A. right now i see the same code (with minor changes) in several places:

llvm/tools/clang/tools/extra/include-fixer/IncludeFixer.cpp +382

auto R = tooling::Replacement(
      {FilePath, Info.Range.getOffset(), Info.Range.getLength(),
      Context.getHeaderInfos().front().QualifiedName});
 auto Err = Replaces.add(R);
 if (Err) {
   llvm::consumeError(std::move(Err));
   R = tooling::Replacement(
       R.getFilePath(), Replaces.getShiftedCodePosition(R.getOffset()),
       R.getLength(), R.getReplacementText());
   Replaces = Replaces.merge(tooling::Replacements(R));
 }

llvm/tools/clang/tools/extra/change-namespace/ChangeNamespace.cpp +126 (see https://reviews.llvm.org/D24183)

 
void addOrMergeReplacement(const tooling::Replacement &R,
                         tooling::Replacements *Replaces) {
 auto Err = Replaces->add(R);
 if (Err) {
    llvm::consumeError(std::move(Err));
    auto Replace = getReplacementInChangedCode(*Replaces, R);
    *Replaces = Replaces->merge(tooling::Replacements(Replace));
 }
}

B. For replacements in headers we can get into if(Err) branch quite often because the same replacement can be generated multiple times (if that header is included into several *.cpp files).

@djasper Thanks for the insight into the problem.

For the cases you listed, I have added some test cases. Case 1-3 can be handled as expected. And you are right, the behavior for case 4 is interesting.
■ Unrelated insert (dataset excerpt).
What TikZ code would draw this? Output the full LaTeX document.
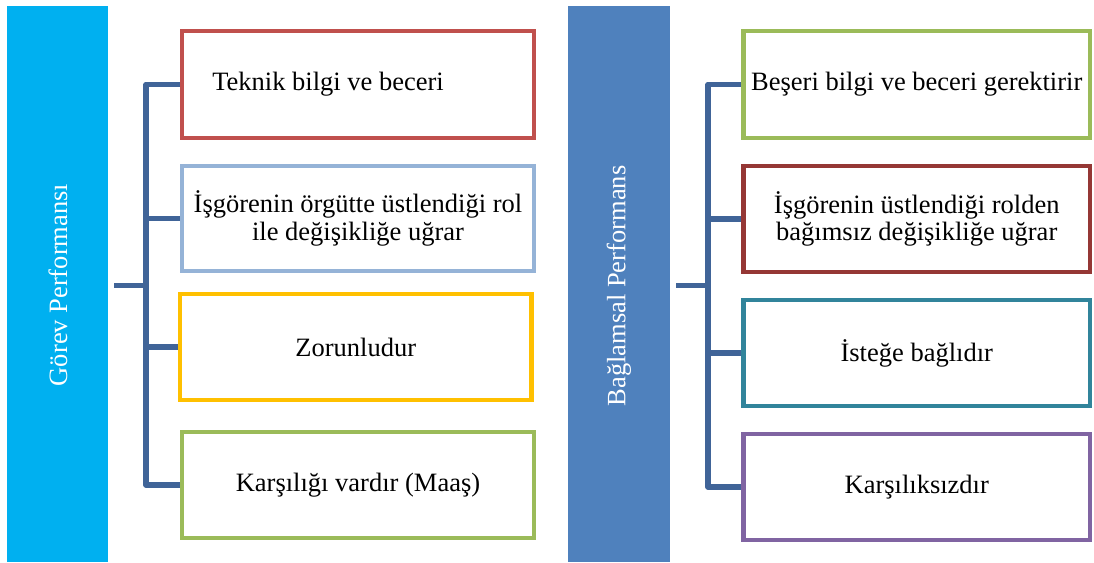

But I still agree that addOrMerge is confusing. As you said, the intricate behavior here is adding benign conflicting replacement in case 1-3. This is actually like add with assumption that benign conflicts will be resolved by combining/merging with the adjacent replacements. Maybe we can add an optional parameter to add interface (e.g. mergeAdjacent) to resolve conflicts for case 1-3 and still return error for case 4. And this might also answer @alexshap's question 2 and 3.

Copying discussion from email thread:

@ioeric:

    1. regarding B: i apologize in advance, i am not sure if it's directly related to your patch, but i'm kinda afraid that the current approach will shadow the issue (if it's considered to be an issue). For simplicity let's take a look at the following example:

      Point.h: struct Point {};

      a.cpp: include "Point.h"

      b.cpp: include "Point.h"

      clang-rename rename-all -i -old-name Point -new-name Point2 a.cpp b.cpp Renaming failed in /Users/Alexshap/PlayRename/srcs/./include/Point.h! New replacement: /Users/Alexshap/PlayRename/srcs/./include/Point.h: 7:+5:"Point2" conflicts with existing replacement: /Users/Alexshap/PlayRename/srcs/./include/Point.h: 7:+5:"Point2"

      the thing is that in the past Replacements was a typedef on std::set<...> (if i am not mistaken) and insert() ignored duplicates. Now Replacements.add(...) will return an error (the same replacement has already been added).
  1. (Separate observation, I'd like to take advantage of this discussion and ask about it)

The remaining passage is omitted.